現在の金融機関は、そのような各個人の認知機能の状態を踏まえた対応が難しく、年齢等の基準で一律の対応を行うしかありませんでした。たとえば、ある一定の年齢になるとお客さまの認知機能の状態に関わらず、ご案内する商品(価格変動が比較的大きい商品等)を必要以上に絞ってしまう等、保守的な対応をしてしまうケースです。逆に認知機能が低下していても、当該年齢に達していないお客さまに価格変動が大きい商品等をご案内するケースもありえます。金融機関はお客さまが商品内容等を理解していないと判断した場合は商品等の契約締結をしませんが、現在はその判断を担当営業員や上席者の定性的(感覚的)な観点でしか行うことができていないことが私の問題意識です。
これからは、各個人の認知機能の状態の把握、認知機能低下の早期発見や認知機能の維持・改善、健康寿命を把握する研究などが世界的に進むことにより、これらの問題への対応としてお客さまの認知機能の状態に応じた対応が可能になるのではないかと考えています。
金融ジェロントロジー(金融老年学)とは、加齢による身体能力や認知能力の変化が経済活動や金融行動にどのような影響を与えるかを、認知科学や老年学、金融研究と組み合わせて研究する学問領域のことです。この領域の研究が進むことにより、今まで提供できなかった「高齢者に寄り添った金融サービスの提供」ができるようになることが期待されています。

三菱UFJ信託銀行ではどのような取り組みを行っていますか?

当社は2018年3月より慶應義塾大学と金融ジェロントロジーに関する共同研究を開始し、お客さま担当者向けに金融ジェロントロジーに関する研修を実施する等、担い手の育成に取り組んでいます。また、金融ジェロントロジーに関する知見を金融サービス等に応用できる人材の育成を日本全体で行うために、2019年4月には、慶應義塾大学、野村ホールディングスと日本金融ジェロントロジー協会を設立し、この協会の活動を後押ししています。
この他に順天堂大学東京大学(PDF 169KB)や各企業とともに産学連携の取り組みとして、認知症の早期発見や健康年齢を把握し行動変容につなげることを目指す共同研究を開始しています。

これらの取り組みはどのような世界を目指しているのでしょうか?

これからの金融機関の使命は、お客さま一人ひとりの認知機能の状態・変化を適切に把握し、加齢による認知機能の低下に伴う行動特性を踏まえた金融商品・サービスを提供することだと考えています。当社は生前の資産管理や相続をはじめとする幅広い業務を通じて、お客さまに近い存在としてこの使命を果たせる金融機関だと思います。
これらの研究を通じて、お客さまのライフスタイルや認知機能に適した商品を、お客さまが理解しやすいようにご説明する、さらにお客さまの健康年齢を踏まえた資産形成、資産管理、資産承継のご提案や、各企業様とも連携しその健康年齢を先に延ばす「非金融」のサービスまで提供することで、「取引をすると本人・家族が幸せになれる金融機関」となることを目指したいと考えています。

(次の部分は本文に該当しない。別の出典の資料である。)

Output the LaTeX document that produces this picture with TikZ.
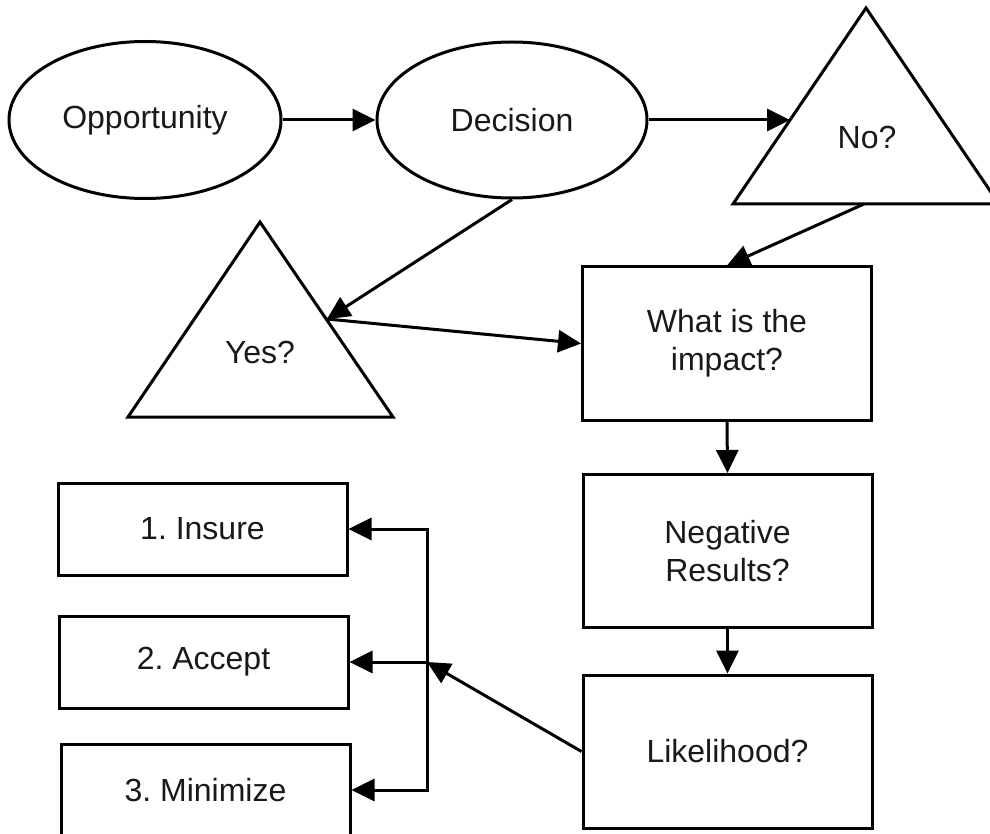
\documentclass[tikz,border=0pt]{standalone}
\usepackage{fontspec}
\setmainfont{Liberation Sans}
\usetikzlibrary{shapes.geometric,arrows.meta}
\frenchspacing
\begin{document}
\begin{tikzpicture}[x=0.5pt,y=-0.5pt,
  every node/.style={font=\fontsize{16}{19}\selectfont\frenchspacing, align=center, text=black!90},
  oval/.style={draw, ellipse, line width=1.5pt, minimum width=136pt, minimum height=78.5pt, inner sep=0pt},
  bigbox/.style={draw, rectangle, line width=1.5pt, minimum width=144.5pt, minimum height=76.5pt, inner sep=0pt},
  smallbox/.style={draw, rectangle, line width=1.5pt, minimum width=144.5pt, minimum height=46pt, inner sep=0pt},
  tri/.style={draw, line width=1.5pt, line join=miter},
  label/.style={inner sep=0pt},
  conn/.style={line width=1.5pt, -{Triangle[length=11.5pt,width=11pt]}}
]
\useasboundingbox (0,0) rectangle (990,834);
\clip (0,0) rectangle (990,834);

% ellipses
\node[oval] (opp) at (145,120) {Opportunity};
\node[oval, minimum width=135pt, minimum height=78pt] (dec) at (512,120) {Decision};

% triangles
\draw[tri] (866,8) -- (999,204) -- (733,204) -- cycle;
\node[label] (notext) at (867,137) {No?};
\draw[tri] (260,222) -- (393,417) -- (128,417) -- cycle;
\node[label] (yestext) at (260,352) {Yes?};

\coordinate (noL) at (790,120);
\coordinate (noB) at (864,204);
\coordinate (yesR) at (327,319);

% boxes on the right
\node[bigbox] (what) at (727,343.5) {What is the\\impact?};
\node[bigbox] (neg) at (727.5,551) {Negative\\Results?};
\node[bigbox] (lik) at (727.5,751.5) {Likelihood?};

% boxes on the left
\node[smallbox] (ins) at (202.5,529) {1. Insure};
\node[smallbox] (acc) at (203.5,662) {2. Accept};
\node[smallbox] (min) at (205.5,790) {3. Minimize};

\coordinate (jA) at (427,662);

% connectors
\draw[conn] (opp.east) -- (dec.west);
\draw[conn] (dec.east) -- (noL);
\draw[conn] (dec.south) -- (yesR);
\draw[conn] (noB) -- (what.north);
\draw[conn] (yesR) -- (what.west);
\draw[conn] (what.south) -- (neg.north);
\draw[conn] (neg.south) -- (lik.north);
\draw[conn] (lik.west) -- (jA);
\draw[conn] (jA) |- (ins.east);
\draw[conn] (jA) -- (acc.east);
\draw[conn] (jA) |- (min.east);
\end{tikzpicture}
\end{document}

プロジェクトを推進するのは、フロンティア戦略企画部シルバー金融室

フロンティア戦略企画部
シルバー金融室
大内誠(おおうちまこと)

フロンティア戦略企画部は、信託の可能性をとことん追求し、経済社会の様々な課題を解決する新しい事業や商品を創り出す部署です。シルバー金融室は、これからの社会の主役である高齢者を応援するサービス等について、金融機関の枠に捉われずに研究・開発をしています。
本プロジェクトは同室の大内誠(おおうちまこと)が推進しています。

本コンテンツの内容について

2020年1月現在の情報に基づき作成しております。